Dengan mengenali para pemain ini, kamu bisa melihat bahwa pasar saham bukan hanya tempat jual beli biasa. Ini adalah sistem besar di mana ada perusahaan, lembaga, investor kecil, investor besar, dan regulator yang saling berinteraksi. Pemahaman ini menjadi fondasi sebelum melangkah ke pembahasan berikutnya, yaitu mengenai jenis-jenis saham.


JENIS-JENIS SAHAM SECARA LENGKAP

Di bagian sebelumnya kita sudah tahu bagaimana saham diterbitkan dan berpindah tangan. Sekarang kita masuk ke bagian yang tak kalah penting tidak semua saham itu sama. Disadari atau tidak, setiap saham punya karakter, tujuan, risiko, dan keunggulannya masing-masing.

Memahami jenis-jenis saham itu seperti memahami jenis kendaraan
motor, mobil, truk, bus semuanya bisa membawa kamu sampai tujuan, tapi cara kerja, kecepatan, dan risikonya berbeda 
Begitu juga dengan saham.

1. Saham Berdasarkan Hak Kepemilikan

Ini adalah pembagian paling mendasar: saham dibedakan berdasarkan hak yang diberikan kepada pemiliknya.
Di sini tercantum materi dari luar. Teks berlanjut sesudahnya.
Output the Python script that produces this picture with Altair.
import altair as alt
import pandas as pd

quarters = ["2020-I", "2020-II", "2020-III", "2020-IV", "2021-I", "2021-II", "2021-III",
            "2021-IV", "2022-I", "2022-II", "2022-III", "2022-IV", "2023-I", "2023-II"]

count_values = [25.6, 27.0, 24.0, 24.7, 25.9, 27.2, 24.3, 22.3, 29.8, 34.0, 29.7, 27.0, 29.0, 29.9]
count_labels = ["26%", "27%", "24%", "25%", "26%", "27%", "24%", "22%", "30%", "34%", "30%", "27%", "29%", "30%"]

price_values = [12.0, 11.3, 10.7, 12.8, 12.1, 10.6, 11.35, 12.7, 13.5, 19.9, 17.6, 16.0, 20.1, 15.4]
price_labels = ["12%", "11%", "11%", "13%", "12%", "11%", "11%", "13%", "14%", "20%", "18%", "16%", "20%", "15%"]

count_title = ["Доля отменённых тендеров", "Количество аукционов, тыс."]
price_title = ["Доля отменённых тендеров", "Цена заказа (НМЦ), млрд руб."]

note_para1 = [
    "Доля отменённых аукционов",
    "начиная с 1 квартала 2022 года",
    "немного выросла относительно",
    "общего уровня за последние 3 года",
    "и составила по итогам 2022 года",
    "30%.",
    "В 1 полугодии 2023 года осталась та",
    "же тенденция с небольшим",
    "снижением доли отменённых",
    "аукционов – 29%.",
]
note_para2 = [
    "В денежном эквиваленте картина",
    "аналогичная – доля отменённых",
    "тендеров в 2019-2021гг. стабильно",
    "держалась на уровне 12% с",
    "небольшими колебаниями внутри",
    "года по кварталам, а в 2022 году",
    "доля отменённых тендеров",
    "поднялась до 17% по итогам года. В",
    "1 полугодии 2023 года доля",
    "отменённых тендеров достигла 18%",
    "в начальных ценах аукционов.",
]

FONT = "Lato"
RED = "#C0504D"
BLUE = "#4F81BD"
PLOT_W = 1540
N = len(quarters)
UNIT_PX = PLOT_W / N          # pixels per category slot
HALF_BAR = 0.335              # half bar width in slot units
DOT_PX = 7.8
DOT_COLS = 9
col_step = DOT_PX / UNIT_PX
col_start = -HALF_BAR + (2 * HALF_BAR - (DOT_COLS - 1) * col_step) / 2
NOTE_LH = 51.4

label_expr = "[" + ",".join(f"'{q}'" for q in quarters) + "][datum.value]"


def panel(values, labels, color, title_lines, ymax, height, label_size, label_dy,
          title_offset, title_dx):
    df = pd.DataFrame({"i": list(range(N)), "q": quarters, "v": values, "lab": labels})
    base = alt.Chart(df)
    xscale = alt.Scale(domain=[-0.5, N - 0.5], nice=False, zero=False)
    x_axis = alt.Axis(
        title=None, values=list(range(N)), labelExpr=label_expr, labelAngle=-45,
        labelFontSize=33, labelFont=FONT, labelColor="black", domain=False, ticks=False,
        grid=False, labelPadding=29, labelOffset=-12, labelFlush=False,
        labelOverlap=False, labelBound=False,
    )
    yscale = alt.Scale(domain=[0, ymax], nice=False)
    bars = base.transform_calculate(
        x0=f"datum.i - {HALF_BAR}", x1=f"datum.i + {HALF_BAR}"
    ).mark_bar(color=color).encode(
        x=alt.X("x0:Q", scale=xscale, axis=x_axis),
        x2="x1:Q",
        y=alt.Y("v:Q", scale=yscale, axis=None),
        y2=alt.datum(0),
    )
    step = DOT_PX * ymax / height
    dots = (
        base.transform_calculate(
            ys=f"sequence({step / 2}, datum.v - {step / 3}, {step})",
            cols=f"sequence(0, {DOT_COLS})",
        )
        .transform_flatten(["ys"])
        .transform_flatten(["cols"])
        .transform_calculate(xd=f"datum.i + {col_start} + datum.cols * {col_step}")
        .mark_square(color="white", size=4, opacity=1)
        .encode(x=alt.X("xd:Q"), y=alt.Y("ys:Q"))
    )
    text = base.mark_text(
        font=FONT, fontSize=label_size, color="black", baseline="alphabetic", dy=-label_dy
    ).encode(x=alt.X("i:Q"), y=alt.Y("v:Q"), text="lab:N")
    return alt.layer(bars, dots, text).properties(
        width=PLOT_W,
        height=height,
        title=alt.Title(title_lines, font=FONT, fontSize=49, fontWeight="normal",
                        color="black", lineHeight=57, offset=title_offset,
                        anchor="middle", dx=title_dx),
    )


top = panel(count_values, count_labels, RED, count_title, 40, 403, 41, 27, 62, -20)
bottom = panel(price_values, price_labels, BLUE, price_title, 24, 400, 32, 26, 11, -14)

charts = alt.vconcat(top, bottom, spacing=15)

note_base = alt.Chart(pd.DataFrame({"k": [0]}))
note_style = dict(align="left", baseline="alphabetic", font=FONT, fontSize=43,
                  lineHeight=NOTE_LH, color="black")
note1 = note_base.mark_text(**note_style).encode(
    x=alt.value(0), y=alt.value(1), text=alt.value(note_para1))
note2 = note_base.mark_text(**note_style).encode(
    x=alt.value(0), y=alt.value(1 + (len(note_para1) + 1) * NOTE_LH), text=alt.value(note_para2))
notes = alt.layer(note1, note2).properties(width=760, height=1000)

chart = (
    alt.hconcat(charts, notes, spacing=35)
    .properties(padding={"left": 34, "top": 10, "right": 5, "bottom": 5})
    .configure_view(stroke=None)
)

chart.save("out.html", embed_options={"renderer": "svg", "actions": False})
a. Saham Biasa (Common Stock)

Ini adalah jenis saham yang paling umum dimiliki investor.

Ciri utamanya:

  • Pemegang memiliki hak suara dalam RUPS.
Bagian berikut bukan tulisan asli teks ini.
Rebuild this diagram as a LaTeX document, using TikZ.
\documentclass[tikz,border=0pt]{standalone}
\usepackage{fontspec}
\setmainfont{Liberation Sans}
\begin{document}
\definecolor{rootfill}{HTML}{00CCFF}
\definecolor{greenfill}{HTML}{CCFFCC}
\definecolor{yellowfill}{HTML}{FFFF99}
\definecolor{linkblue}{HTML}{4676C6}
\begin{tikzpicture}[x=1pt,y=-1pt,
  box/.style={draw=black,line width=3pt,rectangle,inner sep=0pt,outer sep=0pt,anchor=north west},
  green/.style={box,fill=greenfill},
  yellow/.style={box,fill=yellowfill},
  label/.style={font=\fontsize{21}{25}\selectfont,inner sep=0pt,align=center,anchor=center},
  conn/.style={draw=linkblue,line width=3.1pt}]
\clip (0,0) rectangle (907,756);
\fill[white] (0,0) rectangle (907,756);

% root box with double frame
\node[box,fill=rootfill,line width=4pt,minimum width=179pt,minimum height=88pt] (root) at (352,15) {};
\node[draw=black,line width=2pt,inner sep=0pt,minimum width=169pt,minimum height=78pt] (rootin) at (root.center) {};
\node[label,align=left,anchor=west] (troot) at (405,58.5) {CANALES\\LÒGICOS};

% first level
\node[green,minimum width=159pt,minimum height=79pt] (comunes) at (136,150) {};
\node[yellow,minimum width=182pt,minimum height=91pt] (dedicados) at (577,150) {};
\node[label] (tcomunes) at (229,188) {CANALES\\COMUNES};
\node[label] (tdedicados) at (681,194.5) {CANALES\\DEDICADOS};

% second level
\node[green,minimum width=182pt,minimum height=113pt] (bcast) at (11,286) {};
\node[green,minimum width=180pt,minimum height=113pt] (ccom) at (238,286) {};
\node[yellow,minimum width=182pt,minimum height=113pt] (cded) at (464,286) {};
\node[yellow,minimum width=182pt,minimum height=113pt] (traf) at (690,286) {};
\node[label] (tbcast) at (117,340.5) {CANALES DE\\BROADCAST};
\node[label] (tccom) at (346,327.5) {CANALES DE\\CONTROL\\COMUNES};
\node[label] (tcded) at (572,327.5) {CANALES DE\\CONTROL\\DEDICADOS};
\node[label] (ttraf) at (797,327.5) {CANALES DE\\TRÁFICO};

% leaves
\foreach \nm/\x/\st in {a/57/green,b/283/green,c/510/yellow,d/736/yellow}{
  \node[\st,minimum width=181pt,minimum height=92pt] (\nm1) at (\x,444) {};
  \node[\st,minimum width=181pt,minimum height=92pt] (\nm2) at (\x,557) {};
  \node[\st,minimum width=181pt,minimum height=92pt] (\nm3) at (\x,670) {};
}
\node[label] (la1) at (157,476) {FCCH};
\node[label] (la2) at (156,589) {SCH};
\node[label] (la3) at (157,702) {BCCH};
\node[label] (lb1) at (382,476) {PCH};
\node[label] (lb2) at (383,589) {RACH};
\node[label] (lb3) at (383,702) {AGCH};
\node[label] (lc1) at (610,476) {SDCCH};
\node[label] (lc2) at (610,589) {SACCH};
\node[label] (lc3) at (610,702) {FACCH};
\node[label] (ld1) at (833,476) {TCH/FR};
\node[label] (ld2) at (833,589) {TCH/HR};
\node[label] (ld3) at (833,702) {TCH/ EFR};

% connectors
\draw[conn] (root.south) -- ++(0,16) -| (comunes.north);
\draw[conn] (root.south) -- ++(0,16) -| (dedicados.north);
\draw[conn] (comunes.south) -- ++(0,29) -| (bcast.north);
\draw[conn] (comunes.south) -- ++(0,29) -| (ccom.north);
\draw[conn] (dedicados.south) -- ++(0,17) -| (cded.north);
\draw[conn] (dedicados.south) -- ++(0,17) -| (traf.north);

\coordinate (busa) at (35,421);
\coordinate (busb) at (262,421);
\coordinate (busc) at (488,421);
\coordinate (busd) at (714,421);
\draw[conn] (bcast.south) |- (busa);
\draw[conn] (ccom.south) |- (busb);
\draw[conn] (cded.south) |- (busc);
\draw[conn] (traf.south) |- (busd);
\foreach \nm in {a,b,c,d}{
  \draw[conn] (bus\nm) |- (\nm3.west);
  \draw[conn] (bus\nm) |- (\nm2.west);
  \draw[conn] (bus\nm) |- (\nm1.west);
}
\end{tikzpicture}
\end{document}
  • Mendapat dividen bila perusahaan membagikan.

  • Risiko lebih tinggi dibanding saham preferen.

  • Potensi keuntungan jangka panjang lebih besar.
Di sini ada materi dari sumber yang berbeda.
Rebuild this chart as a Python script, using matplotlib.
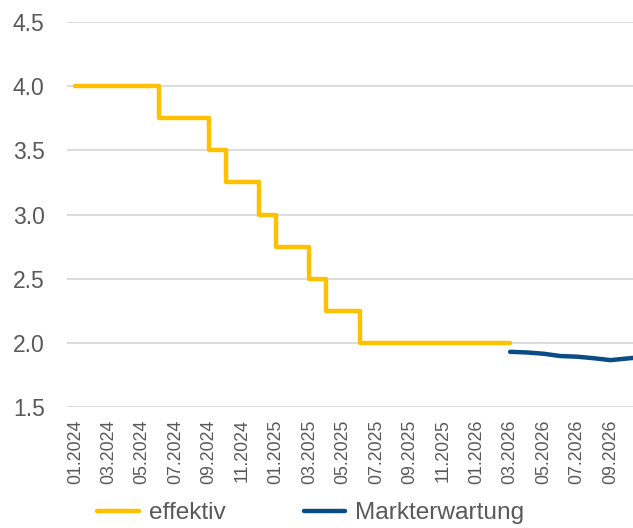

Saham ini cocok untuk investor yang ingin menikmati pertumbuhan perusahaan dalam jangka panjang.


b. Saham Preferen (Preferred Stock)

Jenis ini kurang populer di kalangan investor ritel karena tidak semua perusahaan menerbitkannya.

Ciri-cirinya:

  • Tidak punya hak suara dalam RUPS.

  • Dividen lebih pasti dan biasanya lebih besar.

  • Jika perusahaan bangkrut, pemegang saham preferen mendapat prioritas sebelum saham biasa.

Ini seperti kombinasi antara saham dan obligasi lebih aman, tapi pertumbuhannya tidak seagresif saham biasa.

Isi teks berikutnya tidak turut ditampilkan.